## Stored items

......

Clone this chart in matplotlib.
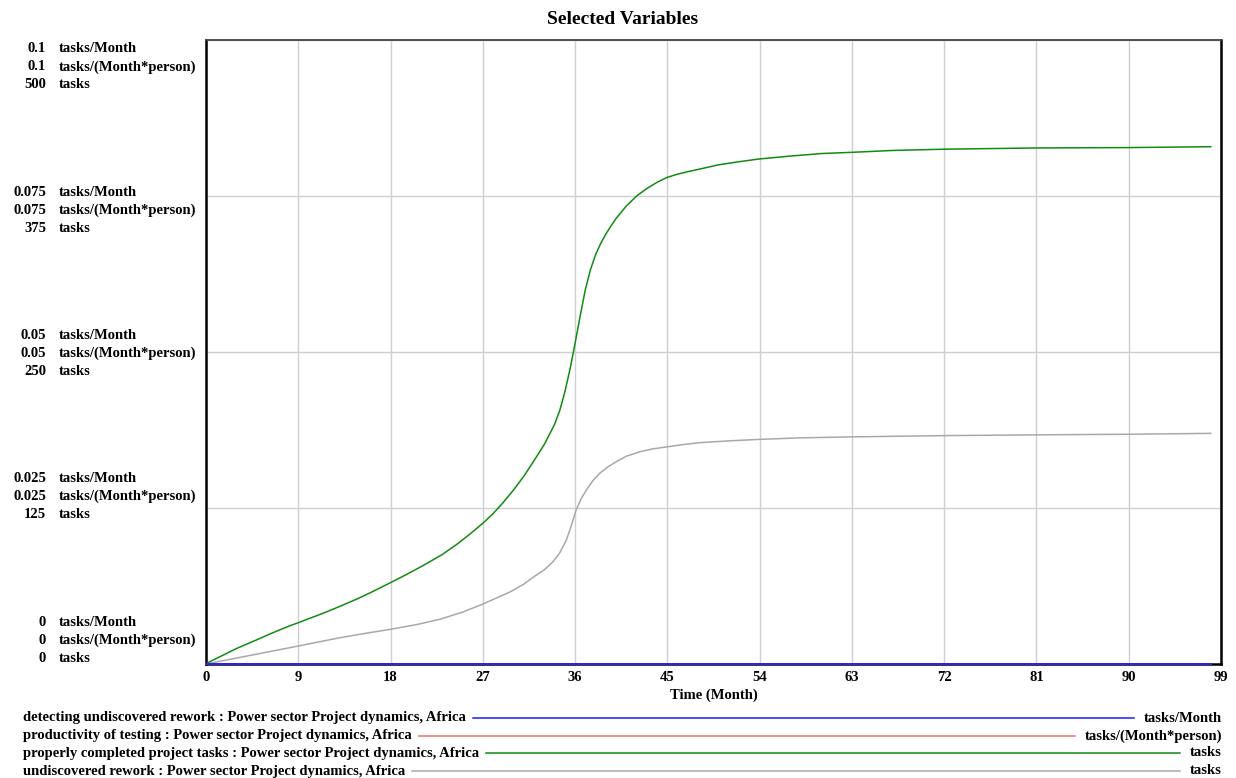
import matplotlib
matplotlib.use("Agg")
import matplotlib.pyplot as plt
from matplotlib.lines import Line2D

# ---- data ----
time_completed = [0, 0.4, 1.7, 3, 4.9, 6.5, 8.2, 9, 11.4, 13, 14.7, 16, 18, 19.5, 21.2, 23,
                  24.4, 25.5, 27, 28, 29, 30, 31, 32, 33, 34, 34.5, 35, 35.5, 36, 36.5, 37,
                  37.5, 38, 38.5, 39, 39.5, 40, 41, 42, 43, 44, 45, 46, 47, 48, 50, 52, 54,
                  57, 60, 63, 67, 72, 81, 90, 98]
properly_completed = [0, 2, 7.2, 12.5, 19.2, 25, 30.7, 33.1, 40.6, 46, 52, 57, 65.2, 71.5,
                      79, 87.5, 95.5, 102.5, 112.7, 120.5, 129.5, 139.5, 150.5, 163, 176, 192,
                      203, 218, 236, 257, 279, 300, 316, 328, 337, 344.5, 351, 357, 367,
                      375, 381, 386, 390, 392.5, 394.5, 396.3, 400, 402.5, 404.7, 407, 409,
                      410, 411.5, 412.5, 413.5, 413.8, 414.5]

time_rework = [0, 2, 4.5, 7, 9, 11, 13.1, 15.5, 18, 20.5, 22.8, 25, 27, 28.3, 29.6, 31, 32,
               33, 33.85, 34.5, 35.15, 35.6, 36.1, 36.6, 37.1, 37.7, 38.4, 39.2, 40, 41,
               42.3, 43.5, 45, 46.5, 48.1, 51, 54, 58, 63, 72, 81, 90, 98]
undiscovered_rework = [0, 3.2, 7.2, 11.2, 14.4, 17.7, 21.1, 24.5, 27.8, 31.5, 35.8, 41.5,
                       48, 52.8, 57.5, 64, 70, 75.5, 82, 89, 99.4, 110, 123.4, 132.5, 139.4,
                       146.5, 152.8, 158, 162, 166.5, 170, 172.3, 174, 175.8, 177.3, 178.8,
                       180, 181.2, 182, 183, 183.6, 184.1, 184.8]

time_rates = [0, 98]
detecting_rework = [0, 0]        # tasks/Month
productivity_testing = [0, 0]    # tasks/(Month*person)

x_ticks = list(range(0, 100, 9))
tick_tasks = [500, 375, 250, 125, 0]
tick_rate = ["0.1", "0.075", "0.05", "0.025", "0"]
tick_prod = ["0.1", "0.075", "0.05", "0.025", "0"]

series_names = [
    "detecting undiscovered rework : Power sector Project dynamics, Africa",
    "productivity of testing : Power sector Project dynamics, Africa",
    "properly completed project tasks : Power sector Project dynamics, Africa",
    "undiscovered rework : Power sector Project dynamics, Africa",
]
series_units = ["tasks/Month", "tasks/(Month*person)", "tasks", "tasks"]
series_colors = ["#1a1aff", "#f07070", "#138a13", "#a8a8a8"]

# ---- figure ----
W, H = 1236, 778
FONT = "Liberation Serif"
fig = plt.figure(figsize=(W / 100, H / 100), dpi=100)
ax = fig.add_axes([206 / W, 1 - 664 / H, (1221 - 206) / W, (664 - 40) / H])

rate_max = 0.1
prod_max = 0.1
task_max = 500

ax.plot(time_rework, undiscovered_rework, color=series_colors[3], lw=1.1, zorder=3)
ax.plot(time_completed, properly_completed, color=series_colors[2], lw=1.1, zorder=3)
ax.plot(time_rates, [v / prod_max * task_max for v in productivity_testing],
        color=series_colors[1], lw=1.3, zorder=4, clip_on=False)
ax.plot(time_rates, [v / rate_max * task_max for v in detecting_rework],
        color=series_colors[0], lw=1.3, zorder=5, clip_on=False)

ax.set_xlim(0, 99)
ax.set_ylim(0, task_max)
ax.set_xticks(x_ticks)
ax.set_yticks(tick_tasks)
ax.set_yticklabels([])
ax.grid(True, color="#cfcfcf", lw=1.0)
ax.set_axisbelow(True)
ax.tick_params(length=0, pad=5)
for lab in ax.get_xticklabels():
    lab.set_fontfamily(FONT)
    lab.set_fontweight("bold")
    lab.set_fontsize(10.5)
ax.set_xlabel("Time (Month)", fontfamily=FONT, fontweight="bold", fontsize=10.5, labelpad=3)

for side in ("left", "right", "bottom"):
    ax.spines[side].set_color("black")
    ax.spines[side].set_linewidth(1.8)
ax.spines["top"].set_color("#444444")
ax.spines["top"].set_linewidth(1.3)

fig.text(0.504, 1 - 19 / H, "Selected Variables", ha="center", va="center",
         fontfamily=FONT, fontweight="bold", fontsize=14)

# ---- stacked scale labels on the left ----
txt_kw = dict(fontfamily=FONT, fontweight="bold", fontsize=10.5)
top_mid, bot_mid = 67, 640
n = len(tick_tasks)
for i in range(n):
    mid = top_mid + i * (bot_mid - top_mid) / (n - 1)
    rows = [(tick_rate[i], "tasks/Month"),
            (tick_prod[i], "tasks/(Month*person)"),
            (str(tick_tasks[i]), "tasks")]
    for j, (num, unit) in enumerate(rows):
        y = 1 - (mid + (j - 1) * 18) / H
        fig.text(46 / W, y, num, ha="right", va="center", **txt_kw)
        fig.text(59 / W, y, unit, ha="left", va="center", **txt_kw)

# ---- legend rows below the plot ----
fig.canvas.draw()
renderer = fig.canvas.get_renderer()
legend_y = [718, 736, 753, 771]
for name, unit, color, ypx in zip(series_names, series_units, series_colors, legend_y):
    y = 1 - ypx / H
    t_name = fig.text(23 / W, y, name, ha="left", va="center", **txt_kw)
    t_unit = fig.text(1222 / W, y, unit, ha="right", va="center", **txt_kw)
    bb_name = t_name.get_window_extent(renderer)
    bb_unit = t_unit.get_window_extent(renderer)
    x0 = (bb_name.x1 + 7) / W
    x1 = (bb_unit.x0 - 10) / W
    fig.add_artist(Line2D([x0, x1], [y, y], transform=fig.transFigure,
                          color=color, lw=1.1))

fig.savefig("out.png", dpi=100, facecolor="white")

......

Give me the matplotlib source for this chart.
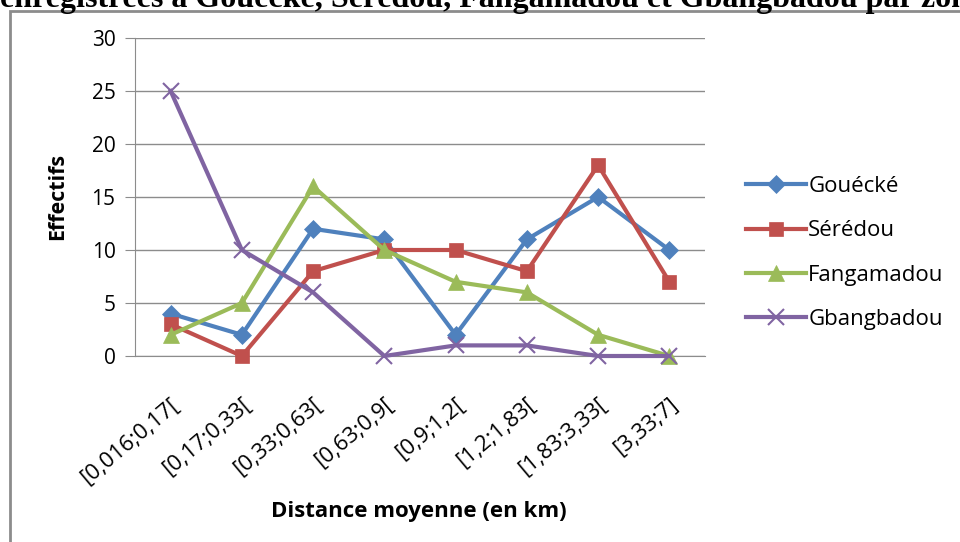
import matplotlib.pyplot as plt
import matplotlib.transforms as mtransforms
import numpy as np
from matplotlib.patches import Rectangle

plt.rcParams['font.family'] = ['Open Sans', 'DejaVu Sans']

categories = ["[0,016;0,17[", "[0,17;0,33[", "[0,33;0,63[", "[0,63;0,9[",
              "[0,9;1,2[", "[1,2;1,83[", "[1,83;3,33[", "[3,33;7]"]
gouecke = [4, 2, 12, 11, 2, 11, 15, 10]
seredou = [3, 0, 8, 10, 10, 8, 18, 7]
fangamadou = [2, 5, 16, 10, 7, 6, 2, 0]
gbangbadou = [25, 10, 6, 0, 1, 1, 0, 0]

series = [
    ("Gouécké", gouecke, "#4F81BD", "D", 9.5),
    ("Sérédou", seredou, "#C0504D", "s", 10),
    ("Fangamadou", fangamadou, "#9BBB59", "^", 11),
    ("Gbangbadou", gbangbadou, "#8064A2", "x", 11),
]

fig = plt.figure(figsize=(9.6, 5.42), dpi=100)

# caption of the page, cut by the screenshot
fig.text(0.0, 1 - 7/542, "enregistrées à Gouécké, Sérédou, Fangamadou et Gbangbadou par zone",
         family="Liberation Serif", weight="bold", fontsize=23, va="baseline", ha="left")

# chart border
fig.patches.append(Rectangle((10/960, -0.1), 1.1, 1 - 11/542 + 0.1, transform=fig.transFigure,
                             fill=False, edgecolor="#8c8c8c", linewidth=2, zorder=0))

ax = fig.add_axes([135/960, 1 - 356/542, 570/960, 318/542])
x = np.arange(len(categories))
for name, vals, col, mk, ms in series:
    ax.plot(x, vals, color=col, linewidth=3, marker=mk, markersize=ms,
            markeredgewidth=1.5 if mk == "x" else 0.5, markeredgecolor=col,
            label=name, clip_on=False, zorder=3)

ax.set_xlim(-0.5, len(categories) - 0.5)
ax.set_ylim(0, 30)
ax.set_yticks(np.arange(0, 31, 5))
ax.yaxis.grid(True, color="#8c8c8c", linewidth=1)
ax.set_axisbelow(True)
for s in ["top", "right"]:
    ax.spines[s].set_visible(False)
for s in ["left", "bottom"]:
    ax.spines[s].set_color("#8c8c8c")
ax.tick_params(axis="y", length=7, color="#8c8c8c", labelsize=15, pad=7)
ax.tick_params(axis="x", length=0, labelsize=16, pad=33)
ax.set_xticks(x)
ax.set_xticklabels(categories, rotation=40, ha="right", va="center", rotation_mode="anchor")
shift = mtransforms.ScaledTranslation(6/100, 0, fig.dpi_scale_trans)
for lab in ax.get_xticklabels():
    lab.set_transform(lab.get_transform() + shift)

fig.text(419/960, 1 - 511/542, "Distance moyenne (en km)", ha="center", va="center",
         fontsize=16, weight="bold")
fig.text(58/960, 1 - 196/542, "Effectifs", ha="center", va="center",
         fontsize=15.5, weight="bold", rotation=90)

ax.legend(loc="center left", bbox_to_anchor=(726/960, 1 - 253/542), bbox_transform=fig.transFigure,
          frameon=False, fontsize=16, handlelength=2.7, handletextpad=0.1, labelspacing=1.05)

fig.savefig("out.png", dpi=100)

......

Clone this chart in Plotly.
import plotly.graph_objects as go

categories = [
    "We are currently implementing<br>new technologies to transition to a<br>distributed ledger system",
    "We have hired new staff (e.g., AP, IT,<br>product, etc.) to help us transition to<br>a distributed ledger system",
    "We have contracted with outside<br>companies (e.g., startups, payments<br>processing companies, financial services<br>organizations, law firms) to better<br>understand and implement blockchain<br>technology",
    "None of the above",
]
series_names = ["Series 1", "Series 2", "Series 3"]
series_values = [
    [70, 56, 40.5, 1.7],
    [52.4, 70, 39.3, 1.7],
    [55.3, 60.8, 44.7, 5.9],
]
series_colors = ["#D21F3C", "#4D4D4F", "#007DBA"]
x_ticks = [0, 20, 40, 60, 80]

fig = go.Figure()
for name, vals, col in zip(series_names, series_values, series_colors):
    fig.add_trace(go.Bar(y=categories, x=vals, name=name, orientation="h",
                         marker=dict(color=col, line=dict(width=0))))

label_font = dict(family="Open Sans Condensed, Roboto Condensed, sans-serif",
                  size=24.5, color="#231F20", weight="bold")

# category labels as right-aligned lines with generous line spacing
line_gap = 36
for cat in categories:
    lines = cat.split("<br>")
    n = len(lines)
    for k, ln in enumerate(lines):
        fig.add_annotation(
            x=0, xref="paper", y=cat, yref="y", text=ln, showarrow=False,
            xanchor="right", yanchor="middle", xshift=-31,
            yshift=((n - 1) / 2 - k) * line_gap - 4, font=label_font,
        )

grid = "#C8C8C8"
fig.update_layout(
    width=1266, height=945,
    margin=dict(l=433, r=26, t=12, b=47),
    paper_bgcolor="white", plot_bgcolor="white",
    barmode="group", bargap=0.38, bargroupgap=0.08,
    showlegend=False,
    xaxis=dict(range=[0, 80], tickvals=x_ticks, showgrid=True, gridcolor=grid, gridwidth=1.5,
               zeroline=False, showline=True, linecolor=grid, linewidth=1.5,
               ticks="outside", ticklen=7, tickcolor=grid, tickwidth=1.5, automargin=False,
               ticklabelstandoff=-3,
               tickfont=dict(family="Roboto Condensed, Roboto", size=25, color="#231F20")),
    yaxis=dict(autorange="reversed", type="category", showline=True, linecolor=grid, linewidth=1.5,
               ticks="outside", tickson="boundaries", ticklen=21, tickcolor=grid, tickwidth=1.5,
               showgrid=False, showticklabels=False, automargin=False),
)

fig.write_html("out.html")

......

## DESCRIPTION OF THE TASK
Find each line that has the word "chart", then copy it out.

## RIGHT ANSWER
Clone this chart in matplotlib.
Give me the matplotlib source for this chart.
# chart border
Clone this chart in Plotly.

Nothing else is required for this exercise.